Step1
Listen. Being an active listener means really paying attention and focusing. Yawning, rolling your eyes or looking up at the ceiling are signs of disinterest. If you are Monopolizing a conversation or babbling on and on about nonsensical matters , you make it all about you. This turns people off, it is another sign that you are not interested in how the other person is doing and you have little interest in what they to say.
Step2
Be Honest. If they ask you an opinion, give it, without being harsh. Be honest and you will be respected for it. Telling people what they want to hear just to be liked is not being true to them or yourself.
Step3
Encourage and be supportive. Be happy for their success and achievements do not begrudge them out of jealousy or insecurity. When you can be joyous for others you can be happy within yourself.
Step4
Don't judge. If you don't like something they are doing or someone they are with, stay out of it. It's not your business. Give advice when asked but do not critisize. No-one lieks it and it is difficult to be responsive to someone who is always judging another. It happens we all have done it time to time but do we really have a right to judge anyone, no we don't. Focus on you not on others, rectify what needs to be corrected in your own life.
Step5
Don't gossip. Gossiping about people, makes you small minded. It also and gives people the idea that you have an idle mind. Don't say anything to another you wouldn't say directly to the other person face to face. Also, if you are gossiping about someone to a friend, they may feel you gossip about them as well.
Step6
Share interests. Friendships tend to dwindle and stagnate if your not sharing the same interests. If you like doing things and your freind just wants to sit in and watch tv or go shopping, you need to find a freind who enjoys what YOU enjoy. Quality time is important. If you are not sharing any activities together, this can make the freindship a bit boring.

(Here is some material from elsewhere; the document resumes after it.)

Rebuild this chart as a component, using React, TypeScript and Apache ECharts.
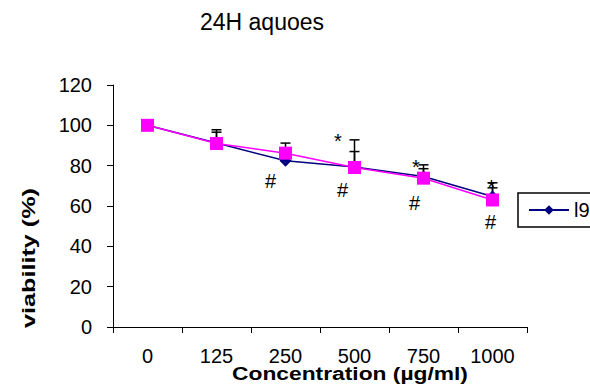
import React, { useEffect, useRef } from "react";
import * as echarts from "echarts";

const categories = ["0", "125", "250", "500", "750", "1000"];
const l9Values = [100, 91.2, 82.4, 79.3, 74.6, 64.7];
const aquoesValues = [100, 91.0, 86.2, 79.1, 73.8, 63.0];
const l9Errors = [0, 6.6, 8.8, 13.5, 5.8, 6.8];
const aquoesErrors = [0, 5.6, 0, 7.9, 4.7, 6.0];
const starMarks = [null, null, null, 94.5, 81.7, 71.7];
const hashMarks = [null, null, 72.3, 68.0, 61.4, 52.3];
const starDx = [0, 0, 0, -16.5, -7.6, -1];
const hashDx = [0, 0, -15, -12, -9, -2];

const FONT = "'Liberation Sans', Arial, Helvetica, sans-serif";

function errorRender(errs: number[]) {
  return (params: any, api: any) => {
    const i = api.value(0);
    const v = api.value(1);
    const e = api.value(2);
    if (!e) return null;
    const p0 = api.coord([i, v]);
    const p1 = api.coord([i, v + e]);
    const w = 5;
    return {
      type: "group",
      children: [
        { type: "line", shape: { x1: p0[0], y1: p0[1], x2: p1[0], y2: p1[1] }, style: { stroke: "#000", lineWidth: 1.5 } },
        { type: "line", shape: { x1: p1[0] - w, y1: p1[1], x2: p1[0] + w, y2: p1[1] }, style: { stroke: "#000", lineWidth: 1.5 } },
      ],
    };
  };
}

function markRender(text: string, dxs: number[], dyAdj: number) {
  return (params: any, api: any) => {
    const i = api.value(0);
    const v = api.value(1);
    const p = api.coord([i, v]);
    return {
      type: "text",
      x: p[0] + dxs[i],
      y: p[1] + dyAdj,
      style: {
        text,
        fontSize: 20,
        fontFamily: FONT,
        fill: "#000",
        align: "center",
        verticalAlign: "middle",
        textAlign: "center",
        textVerticalAlign: "middle",
      },
    };
  };
}

export default function App() {
  const ref = useRef<HTMLDivElement>(null);
  useEffect(() => {
    if (!ref.current) return;
    const chart = echarts.init(ref.current, undefined, { renderer: "svg" });
    const starData = starMarks
      .map((v, i) => (v == null ? null : [i, v]))
      .filter((d) => d != null);
    const hashData = hashMarks
      .map((v, i) => (v == null ? null : [i, v]))
      .filter((d) => d != null);
    chart.setOption({
      animation: false,
      backgroundColor: "#fff",
      title: {
        text: "24H aquoes",
        left: 262,
        textAlign: "center",
        top: 10,
        padding: 0,
        textStyle: { fontSize: 23, fontWeight: "normal", color: "#000", fontFamily: FONT },
      },
      legend: {
        data: ["l9"],
        left: 518,
        top: 193,
        padding: [7, 20, 7, 10],
        borderColor: "#000",
        borderWidth: 1.5,
        itemWidth: 40,
        itemHeight: 12,
        textStyle: { fontSize: 20, color: "#000", fontFamily: FONT },
      },
      grid: { left: 113, top: 85, width: 414, height: 242, containLabel: false },
      xAxis: {
        type: "category",
        data: categories,
        boundaryGap: true,
        axisLine: { lineStyle: { color: "#000", width: 1 } },
        axisTick: { show: true, length: 6, lineStyle: { color: "#000" } },
        axisLabel: { fontSize: 20, color: "#000", fontFamily: FONT, margin: 19, interval: 0 },
        splitLine: { show: false },
      },
      yAxis: {
        type: "value",
        min: 0,
        max: 120,
        interval: 20,
        axisLine: { show: true, lineStyle: { color: "#000", width: 1 } },
        axisTick: { show: true, length: 6, lineStyle: { color: "#000" } },
        axisLabel: { fontSize: 20, color: "#000", fontFamily: FONT, margin: 21, padding: [6, 0, 0, 0] },
        splitLine: { show: false },
      },
      graphic: [
        {
          type: "text",
          x: 350,
          y: 373,
          scaleX: 1.2,
          style: {
            text: "Concentration (µg/ml)",
            fontSize: 19,
            fontWeight: "bold",
            fontFamily: FONT,
            fill: "#000",
            align: "center",
            verticalAlign: "middle",
            textAlign: "center",
            textVerticalAlign: "middle",
          },
        },
        {
          type: "text",
          x: 29,
          y: 258,
          rotation: Math.PI / 2,
          scaleX: 1.4,
          style: {
            text: "viability (%)",
            fontSize: 18,
            fontWeight: "bold",
            fontFamily: FONT,
            fill: "#000",
            align: "center",
            verticalAlign: "middle",
            textAlign: "center",
            textVerticalAlign: "middle",
          },
        },
      ],
      series: [
        {
          name: "l9 error",
          type: "custom",
          renderItem: errorRender(l9Errors),
          data: l9Values.map((v, i) => [i, v, l9Errors[i]]),
          encode: { x: 0, y: 1 },
          z: 1,
          silent: true,
        },
        {
          name: "aquoes error",
          type: "custom",
          renderItem: errorRender(aquoesErrors),
          data: aquoesValues.map((v, i) => [i, v, aquoesErrors[i]]),
          encode: { x: 0, y: 1 },
          z: 1,
          silent: true,
        },
        {
          name: "l9",
          type: "line",
          data: l9Values,
          color: "#000080",
          symbol: "diamond",
          symbolSize: 12,
          lineStyle: { color: "#000080", width: 1.5 },
          itemStyle: { color: "#000080" },
          z: 3,
        },
        {
          name: "aquoes",
          type: "line",
          data: aquoesValues,
          color: "#FF00FF",
          symbol: "rect",
          symbolSize: 13,
          lineStyle: { color: "#FF00FF", width: 1.5 },
          itemStyle: { color: "#FF00FF" },
          z: 4,
        },
        {
          name: "star marks",
          type: "custom",
          renderItem: markRender("*", starDx, 5),
          data: starData,
          encode: { x: 0, y: 1 },
          z: 5,
          silent: true,
        },
        {
          name: "hash marks",
          type: "custom",
          renderItem: markRender("#", hashDx, 0),
          data: hashData,
          encode: { x: 0, y: 1 },
          z: 5,
          silent: true,
        },
      ],
    });
    return () => chart.dispose();
  }, []);
  return (
    <div
      ref={ref}
      style={{ position: "absolute", left: 0, top: 0, width: 590, height: 385, background: "#fff" }}
    />
  );
}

People grow apart when interests aren't shared. That's ok , it happens, people change, you move forward, but if you value the person and want them in your life, take some time to make an effort to experience in what they enjoy.
Step7
Be there. If your friend is upset, needs to cry or vent, maybe talk about their day. Just listen. This doesn't mean you have to be there every single time your freind has a problem and wants to complain to you, that can be draining. But hear them out as they would do for you. It is a two way street.
Step8
Be trustworthy. If someone confides in you that means to respect what they say as sacred. It doesn't mean to talk about what they just told you to other friends or family members.
Step10
Do not compromise your integrity. Nobility is hard to come by. If you betray your freind you betray yourself. You are not standing by what you truly feel is right deep in your heart. No matter what, stand by your convictions.
Step11
Give space. Everyone needs their own space. You do not have to talk everyday or e-mail constantly. You eventually, run out of things to discuss, that could be boring and energy consuming.